P-CAME aligns with observed Hg⁰ concentration trends over the past decade, showing potential to improve atmospheric mercury simulations, especially in urban areas. However, its effectiveness is limited by the overall model performance. In the future, improvements in spatial accuracy and long-term trend reliability will enhance the inventory's value. These improvements will support more accurate global Hg simulation and deepen our understanding of mercury cycling and the impacts of past emissions. This will be crucial for evaluating the success of the Minamata Convention, helping assess current mercury control policies and guiding future actions to reduce global mercury pollution.

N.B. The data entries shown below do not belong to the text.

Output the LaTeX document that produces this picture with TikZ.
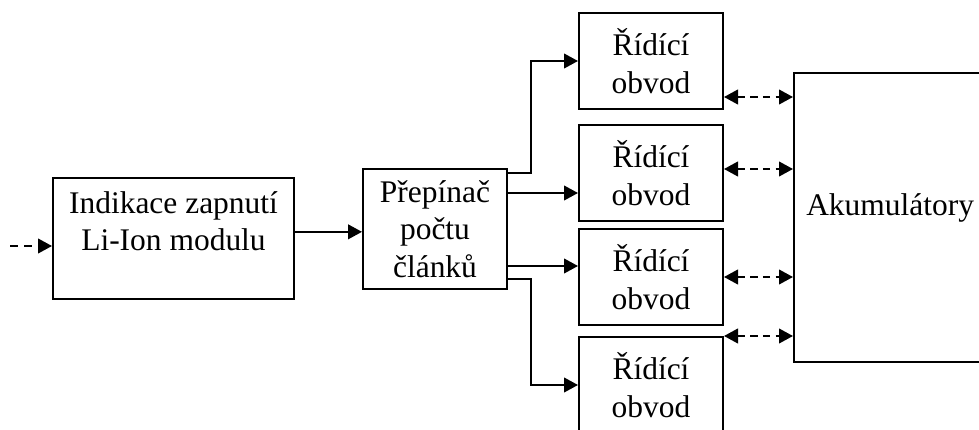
\documentclass[tikz,border=0pt]{standalone}
\usepackage{fontspec}
\setmainfont{Liberation Serif}
\usetikzlibrary{arrows.meta,positioning}

\begin{document}
\begin{tikzpicture}
[
	x=0.75pt,
	y=-0.75pt,
	blok/.style={draw, line width=1.5pt, inner sep=0pt, align=center, font=\fontsize{23.6pt}{28pt}\selectfont},
	popis/.style={inner sep=0pt, align=center, font=\fontsize{23.6pt}{28pt}\selectfont},
	ridici/.style={blok, minimum width=108pt, minimum height=72pt},
	sipka/.style={line width=1.5pt, -{Triangle[length=10.5pt,width=11pt]}},
	carkovana/.style={sipka, dash pattern=on 6pt off 4.5pt},
	obousmer/.style={line width=1.5pt, dash pattern=on 5.5pt off 4pt, {Triangle[length=10.5pt,width=11pt]}-{Triangle[length=10.5pt,width=11pt]}}
]

	\useasboundingbox (0,0) rectangle (979,429);
	\clip (0,0) rectangle (979,429);

	% bloky
	\node[blok, minimum width=180.75pt, minimum height=90.75pt] at (173.5,238.5) (ind) {};
	\node[popis] at ([yshift=13pt]ind.center) (indtext) {Indikace zapnutí\\Li-Ion modulu};
	\node[blok, minimum width=108pt, minimum height=90pt] at (435,229) (prep) {Přepínač\\počtu\\článků};

	\node[ridici] at (651,61) (r1) {Řídící\\obvod};
	\node[ridici] at (651,173) (r2) {Řídící\\obvod};
	\node[ridici] at (651,277) (r3) {Řídící\\obvod};
	\node[ridici] at (651,385) (r4) {Řídící\\obvod};

	\node[blok, minimum width=154.5pt, minimum height=216.75pt] at (897,217.5) (akum) {};
	\node[popis, anchor=west] at ([xshift=9.75pt, yshift=7.5pt]akum.west) (akumtext) {Akumulátory};

	% vstup
	\coordinate (vstup) at (10,246);
	\draw[carkovana] (vstup) -- (vstup -| ind.west);

	\coordinate (i1) at ([yshift=5pt]ind.east);
	\draw[sipka] (i1) -- (i1 -| prep.west);

	% prepinac -> ridici obvody
	\draw[sipka] ([yshift=-3.75pt]prep.north east) -- ++(23,0) |- (r1.west);
	\coordinate (p2) at ([yshift=27pt]prep.east);
	\draw[sipka] (p2) -- (p2 -| r2.west);
	\coordinate (p3) at ([yshift=-27.75pt]prep.east);
	\draw[sipka] (p3) -- (p3 -| r3.west);
	\draw[sipka] ([yshift=8.25pt]prep.south east) -- ++(23,0) |- (r4.west);

	% ridici obvody <-> akumulatory
	\coordinate (o1) at ([yshift=-27pt]r1.east);
	\draw[obousmer] (o1) -- (o1 -| akum.west);
	\coordinate (o2) at ([yshift=3pt]r2.east);
	\draw[obousmer] (o2) -- (o2 -| akum.west);
	\coordinate (o3) at (r3.east);
	\draw[obousmer] (o3) -- (o3 -| akum.west);
	\coordinate (o4) at (r4.north east);
	\draw[obousmer] (o4) -- (o4 -| akum.west);

\end{tikzpicture}
\end{document}
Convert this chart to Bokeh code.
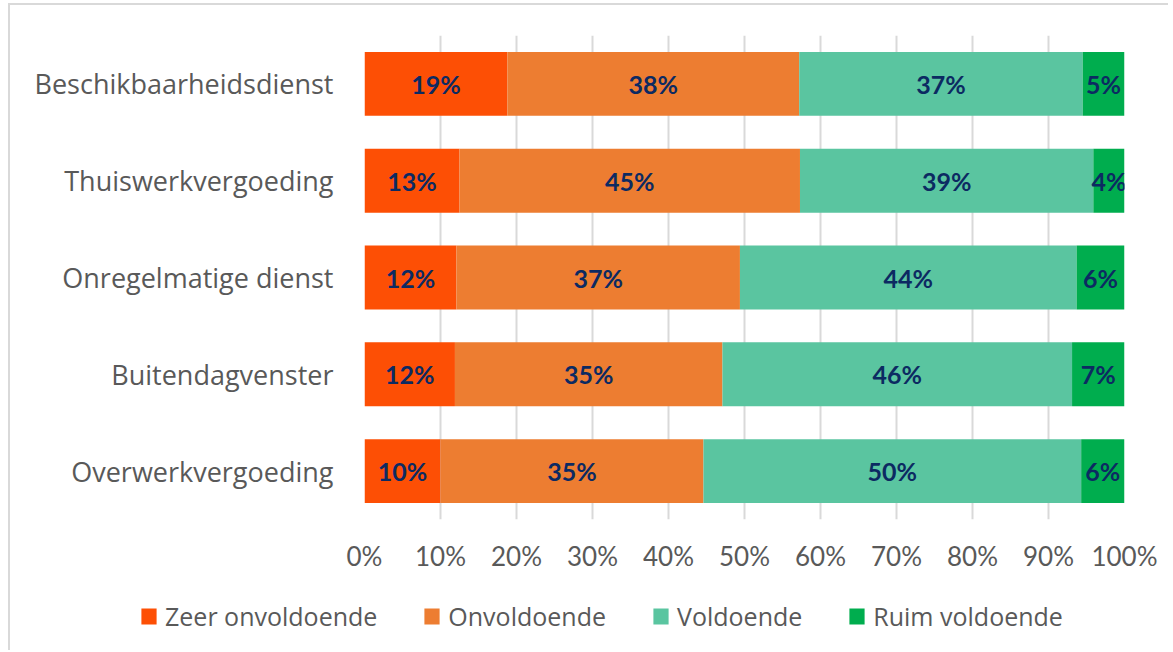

Owing to constraints in data availability, this study limited its scope to reviewing anthropogenic mercury emissions in China from 1978 onwards, with an incomplete point source coverage. To improve the percentage of point sources emissions, future research can incorporate data such as satellite images and visual identity to enhance the accuracy of the identification of industrial point sources, thereby refining the inventory of industrial emissions. Additionally, more studies should be conducted across multiple dimensions, including time, space, and emission impacts, potentially incorporating machine learning techniques and AI techniques to expand the temporal and spatial scope of anthropogenic emissions analysis. Those innovative methods could facilitate the investigation and assessment of the long-term environmental implications of historical anthropogenic mercury emissions.